Copy the data that follows exactly. Include no pictures.

########################################

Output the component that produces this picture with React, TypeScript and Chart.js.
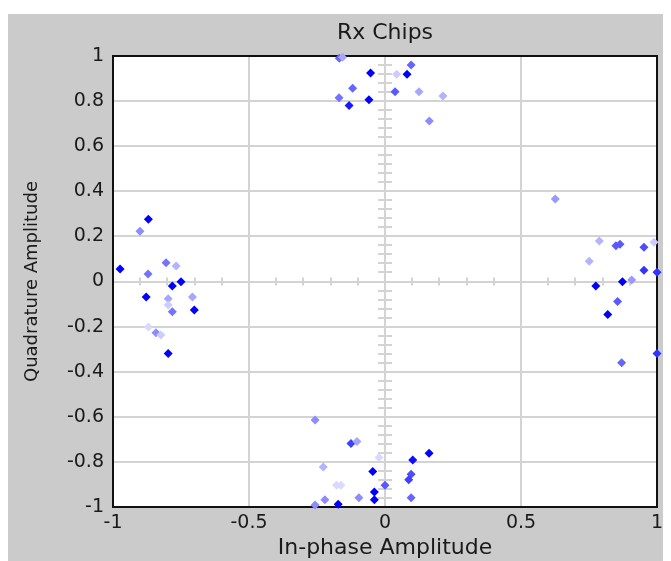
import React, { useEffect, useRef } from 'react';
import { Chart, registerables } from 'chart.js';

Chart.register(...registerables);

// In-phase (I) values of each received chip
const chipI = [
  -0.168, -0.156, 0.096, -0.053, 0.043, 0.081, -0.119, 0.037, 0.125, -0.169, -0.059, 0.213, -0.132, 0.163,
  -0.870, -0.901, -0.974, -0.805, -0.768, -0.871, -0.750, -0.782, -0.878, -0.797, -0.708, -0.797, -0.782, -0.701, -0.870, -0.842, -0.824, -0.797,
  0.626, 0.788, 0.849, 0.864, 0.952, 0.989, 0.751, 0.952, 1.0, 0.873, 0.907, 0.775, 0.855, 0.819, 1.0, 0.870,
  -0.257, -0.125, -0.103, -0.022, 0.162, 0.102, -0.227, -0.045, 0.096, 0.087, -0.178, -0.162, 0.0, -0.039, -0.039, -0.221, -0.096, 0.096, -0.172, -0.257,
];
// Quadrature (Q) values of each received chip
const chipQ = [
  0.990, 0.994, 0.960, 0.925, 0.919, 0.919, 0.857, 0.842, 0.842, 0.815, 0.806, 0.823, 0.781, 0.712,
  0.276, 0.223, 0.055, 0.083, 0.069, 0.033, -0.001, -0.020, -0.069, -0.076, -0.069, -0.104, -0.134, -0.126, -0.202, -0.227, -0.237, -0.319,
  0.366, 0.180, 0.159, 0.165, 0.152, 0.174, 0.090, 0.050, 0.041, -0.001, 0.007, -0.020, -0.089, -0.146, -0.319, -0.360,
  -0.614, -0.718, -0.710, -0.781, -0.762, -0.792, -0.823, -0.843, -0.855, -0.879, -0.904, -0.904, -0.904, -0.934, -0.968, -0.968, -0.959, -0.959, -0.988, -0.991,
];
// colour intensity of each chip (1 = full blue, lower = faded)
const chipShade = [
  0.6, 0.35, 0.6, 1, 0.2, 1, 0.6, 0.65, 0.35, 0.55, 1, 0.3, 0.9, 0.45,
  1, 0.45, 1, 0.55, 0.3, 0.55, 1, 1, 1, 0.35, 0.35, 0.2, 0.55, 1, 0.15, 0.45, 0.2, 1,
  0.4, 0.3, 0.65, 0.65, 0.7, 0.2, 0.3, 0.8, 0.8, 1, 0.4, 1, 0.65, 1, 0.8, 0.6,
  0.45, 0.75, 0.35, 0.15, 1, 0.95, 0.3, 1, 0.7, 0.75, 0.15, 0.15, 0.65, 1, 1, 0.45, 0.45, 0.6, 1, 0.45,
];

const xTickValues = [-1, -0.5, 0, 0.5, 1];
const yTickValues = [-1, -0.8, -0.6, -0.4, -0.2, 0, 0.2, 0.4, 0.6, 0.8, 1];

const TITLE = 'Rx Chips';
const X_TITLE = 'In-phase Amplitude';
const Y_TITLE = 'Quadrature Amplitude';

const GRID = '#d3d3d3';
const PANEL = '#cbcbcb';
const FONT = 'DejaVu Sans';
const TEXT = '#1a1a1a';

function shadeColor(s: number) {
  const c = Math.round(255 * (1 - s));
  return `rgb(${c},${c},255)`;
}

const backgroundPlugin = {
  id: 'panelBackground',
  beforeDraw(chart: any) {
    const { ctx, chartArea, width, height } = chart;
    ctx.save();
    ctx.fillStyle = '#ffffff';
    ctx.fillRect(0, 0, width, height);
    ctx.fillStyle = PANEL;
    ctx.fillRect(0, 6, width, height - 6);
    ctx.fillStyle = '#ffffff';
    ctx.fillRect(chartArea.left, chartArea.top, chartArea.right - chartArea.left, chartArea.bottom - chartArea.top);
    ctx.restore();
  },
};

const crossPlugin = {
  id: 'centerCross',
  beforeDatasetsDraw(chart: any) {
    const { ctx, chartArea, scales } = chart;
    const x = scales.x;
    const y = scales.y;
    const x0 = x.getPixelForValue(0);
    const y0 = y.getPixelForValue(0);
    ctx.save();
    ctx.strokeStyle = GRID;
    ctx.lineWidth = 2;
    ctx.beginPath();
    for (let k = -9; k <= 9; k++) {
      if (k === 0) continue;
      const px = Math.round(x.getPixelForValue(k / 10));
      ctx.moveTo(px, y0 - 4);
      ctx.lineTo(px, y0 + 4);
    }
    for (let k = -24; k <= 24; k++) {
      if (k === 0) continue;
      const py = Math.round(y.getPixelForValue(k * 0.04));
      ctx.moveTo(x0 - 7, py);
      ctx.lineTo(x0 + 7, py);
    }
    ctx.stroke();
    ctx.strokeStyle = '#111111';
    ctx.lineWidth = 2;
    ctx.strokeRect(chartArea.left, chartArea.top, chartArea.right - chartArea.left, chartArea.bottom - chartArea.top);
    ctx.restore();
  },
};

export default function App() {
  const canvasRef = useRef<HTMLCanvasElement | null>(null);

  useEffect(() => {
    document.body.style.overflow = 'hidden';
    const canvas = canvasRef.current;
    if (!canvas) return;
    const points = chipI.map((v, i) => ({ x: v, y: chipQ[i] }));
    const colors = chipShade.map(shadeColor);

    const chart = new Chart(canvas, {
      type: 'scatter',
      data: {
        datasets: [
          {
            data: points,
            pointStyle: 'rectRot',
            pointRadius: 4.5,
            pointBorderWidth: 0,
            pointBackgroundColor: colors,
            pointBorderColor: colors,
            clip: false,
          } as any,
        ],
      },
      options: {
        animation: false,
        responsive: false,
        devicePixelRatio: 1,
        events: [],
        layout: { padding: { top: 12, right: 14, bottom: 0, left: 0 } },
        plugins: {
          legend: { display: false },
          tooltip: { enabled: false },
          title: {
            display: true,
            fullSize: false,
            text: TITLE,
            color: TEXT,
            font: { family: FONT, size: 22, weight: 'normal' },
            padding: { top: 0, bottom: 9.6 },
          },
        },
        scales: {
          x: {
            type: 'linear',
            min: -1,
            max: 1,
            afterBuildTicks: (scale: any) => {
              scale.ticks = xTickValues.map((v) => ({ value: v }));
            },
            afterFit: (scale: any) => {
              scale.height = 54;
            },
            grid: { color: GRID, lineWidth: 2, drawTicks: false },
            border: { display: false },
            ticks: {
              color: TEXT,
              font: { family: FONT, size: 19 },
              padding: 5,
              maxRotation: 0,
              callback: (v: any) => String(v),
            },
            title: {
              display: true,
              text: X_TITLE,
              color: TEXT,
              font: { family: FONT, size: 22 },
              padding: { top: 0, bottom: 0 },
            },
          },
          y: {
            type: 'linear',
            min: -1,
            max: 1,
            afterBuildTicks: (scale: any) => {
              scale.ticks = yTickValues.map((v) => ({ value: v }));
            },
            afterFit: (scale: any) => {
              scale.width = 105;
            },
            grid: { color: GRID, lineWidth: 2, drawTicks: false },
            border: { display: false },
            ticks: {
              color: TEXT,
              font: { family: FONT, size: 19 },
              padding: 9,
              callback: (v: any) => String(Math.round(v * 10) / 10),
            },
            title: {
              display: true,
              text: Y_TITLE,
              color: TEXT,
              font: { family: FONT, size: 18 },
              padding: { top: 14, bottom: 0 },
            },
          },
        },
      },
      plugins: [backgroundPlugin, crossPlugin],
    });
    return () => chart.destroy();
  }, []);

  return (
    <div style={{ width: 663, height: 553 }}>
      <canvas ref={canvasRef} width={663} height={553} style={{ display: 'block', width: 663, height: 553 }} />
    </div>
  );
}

########################################

Exercise response
Output the component that produces this picture with React, TypeScript and Chart.js.
import React, { useEffect, useRef } from 'react';
import { Chart, registerables } from 'chart.js';

Chart.register(...registerables);

// In-phase (I) values of each received chip
const chipI = [
  -0.168, -0.156, 0.096, -0.053, 0.043, 0.081, -0.119, 0.037, 0.125, -0.169, -0.059, 0.213, -0.132, 0.163,
  -0.870, -0.901, -0.974, -0.805, -0.768, -0.871, -0.750, -0.782, -0.878, -0.797, -0.708, -0.797, -0.782, -0.701, -0.870, -0.842, -0.824, -0.797,
  0.626, 0.788, 0.849, 0.864, 0.952, 0.989, 0.751, 0.952, 1.0, 0.873, 0.907, 0.775, 0.855, 0.819, 1.0, 0.870,
  -0.257, -0.125, -0.103, -0.022, 0.162, 0.102, -0.227, -0.045, 0.096, 0.087, -0.178, -0.162, 0.0, -0.039, -0.039, -0.221, -0.096, 0.096, -0.172, -0.257,
];
// Quadrature (Q) values of each received chip
const chipQ = [
  0.990, 0.994, 0.960, 0.925, 0.919, 0.919, 0.857, 0.842, 0.842, 0.815, 0.806, 0.823, 0.781, 0.712,
  0.276, 0.223, 0.055, 0.083, 0.069, 0.033, -0.001, -0.020, -0.069, -0.076, -0.069, -0.104, -0.134, -0.126, -0.202, -0.227, -0.237, -0.319,
  0.366, 0.180, 0.159, 0.165, 0.152, 0.174, 0.090, 0.050, 0.041, -0.001, 0.007, -0.020, -0.089, -0.146, -0.319, -0.360,
  -0.614, -0.718, -0.710, -0.781, -0.762, -0.792, -0.823, -0.843, -0.855, -0.879, -0.904, -0.904, -0.904, -0.934, -0.968, -0.968, -0.959, -0.959, -0.988, -0.991,
];
// colour intensity of each chip (1 = full blue, lower = faded)
const chipShade = [
  0.6, 0.35, 0.6, 1, 0.2, 1, 0.6, 0.65, 0.35, 0.55, 1, 0.3, 0.9, 0.45,
  1, 0.45, 1, 0.55, 0.3, 0.55, 1, 1, 1, 0.35, 0.35, 0.2, 0.55, 1, 0.15, 0.45, 0.2, 1,
  0.4, 0.3, 0.65, 0.65, 0.7, 0.2, 0.3, 0.8, 0.8, 1, 0.4, 1, 0.65, 1, 0.8, 0.6,
  0.45, 0.75, 0.35, 0.15, 1, 0.95, 0.3, 1, 0.7, 0.75, 0.15, 0.15, 0.65, 1, 1, 0.45, 0.45, 0.6, 1, 0.45,
];

const xTickValues = [-1, -0.5, 0, 0.5, 1];
const yTickValues = [-1, -0.8, -0.6, -0.4, -0.2, 0, 0.2, 0.4, 0.6, 0.8, 1];

const TITLE = 'Rx Chips';
const X_TITLE = 'In-phase Amplitude';
const Y_TITLE = 'Quadrature Amplitude';

const GRID = '#d3d3d3';
const PANEL = '#cbcbcb';
const FONT = 'DejaVu Sans';
const TEXT = '#1a1a1a';

function shadeColor(s: number) {
  const c = Math.round(255 * (1 - s));
  return `rgb(${c},${c},255)`;
}

const backgroundPlugin = {
  id: 'panelBackground',
  beforeDraw(chart: any) {
    const { ctx, chartArea, width, height } = chart;
    ctx.save();
    ctx.fillStyle = '#ffffff';
    ctx.fillRect(0, 0, width, height);
    ctx.fillStyle = PANEL;
    ctx.fillRect(0, 6, width, height - 6);
    ctx.fillStyle = '#ffffff';
    ctx.fillRect(chartArea.left, chartArea.top, chartArea.right - chartArea.left, chartArea.bottom - chartArea.top);
    ctx.restore();
  },
};

const crossPlugin = {
  id: 'centerCross',
  beforeDatasetsDraw(chart: any) {
    const { ctx, chartArea, scales } = chart;
    const x = scales.x;
    const y = scales.y;
    const x0 = x.getPixelForValue(0);
    const y0 = y.getPixelForValue(0);
    ctx.save();
    ctx.strokeStyle = GRID;
    ctx.lineWidth = 2;
    ctx.beginPath();
    for (let k = -9; k <= 9; k++) {
      if (k === 0) continue;
      const px = Math.round(x.getPixelForValue(k / 10));
      ctx.moveTo(px, y0 - 4);
      ctx.lineTo(px, y0 + 4);
    }
    for (let k = -24; k <= 24; k++) {
      if (k === 0) continue;
      const py = Math.round(y.getPixelForValue(k * 0.04));
      ctx.moveTo(x0 - 7, py);
      ctx.lineTo(x0 + 7, py);
    }
    ctx.stroke();
    ctx.strokeStyle = '#111111';
    ctx.lineWidth = 2;
    ctx.strokeRect(chartArea.left, chartArea.top, chartArea.right - chartArea.left, chartArea.bottom - chartArea.top);
    ctx.restore();
  },
};

export default function App() {
  const canvasRef = useRef<HTMLCanvasElement | null>(null);

  useEffect(() => {
    document.body.style.overflow = 'hidden';
    const canvas = canvasRef.current;
    if (!canvas) return;
    const points = chipI.map((v, i) => ({ x: v, y: chipQ[i] }));
    const colors = chipShade.map(shadeColor);

    const chart = new Chart(canvas, {
      type: 'scatter',
      data: {
        datasets: [
          {
            data: points,
            pointStyle: 'rectRot',
            pointRadius: 4.5,
            pointBorderWidth: 0,
            pointBackgroundColor: colors,
            pointBorderColor: colors,
            clip: false,
          } as any,
        ],
      },
      options: {
        animation: false,
        responsive: false,
        devicePixelRatio: 1,
        events: [],
        layout: { padding: { top: 12, right: 14, bottom: 0, left: 0 } },
        plugins: {
          legend: { display: false },
          tooltip: { enabled: false },
          title: {
            display: true,
            fullSize: false,
            text: TITLE,
            color: TEXT,
            font: { family: FONT, size: 22, weight: 'normal' },
            padding: { top: 0, bottom: 9.6 },
          },
        },
        scales: {
          x: {
            type: 'linear',
            min: -1,
            max: 1,
            afterBuildTicks: (scale: any) => {
              scale.ticks = xTickValues.map((v) => ({ value: v }));
            },
            afterFit: (scale: any) => {
              scale.height = 54;
            },
            grid: { color: GRID, lineWidth: 2, drawTicks: false },
            border: { display: false },
            ticks: {
              color: TEXT,
              font: { family: FONT, size: 19 },
              padding: 5,
              maxRotation: 0,
              callback: (v: any) => String(v),
            },
            title: {
              display: true,
              text: X_TITLE,
              color: TEXT,
              font: { family: FONT, size: 22 },
              padding: { top: 0, bottom: 0 },
            },
          },
          y: {
            type: 'linear',
            min: -1,
            max: 1,
            afterBuildTicks: (scale: any) => {
              scale.ticks = yTickValues.map((v) => ({ value: v }));
            },
            afterFit: (scale: any) => {
              scale.width = 105;
            },
            grid: { color: GRID, lineWidth: 2, drawTicks: false },
            border: { display: false },
            ticks: {
              color: TEXT,
              font: { family: FONT, size: 19 },
              padding: 9,
              callback: (v: any) => String(Math.round(v * 10) / 10),
            },
            title: {
              display: true,
              text: Y_TITLE,
              color: TEXT,
              font: { family: FONT, size: 18 },
              padding: { top: 14, bottom: 0 },
            },
          },
        },
      },
      plugins: [backgroundPlugin, crossPlugin],
    });
    return () => chart.destroy();
  }, []);

  return (
    <div style={{ width: 663, height: 553 }}>
      <canvas ref={canvasRef} width={663} height={553} style={{ display: 'block', width: 663, height: 553 }} />
    </div>
  );
}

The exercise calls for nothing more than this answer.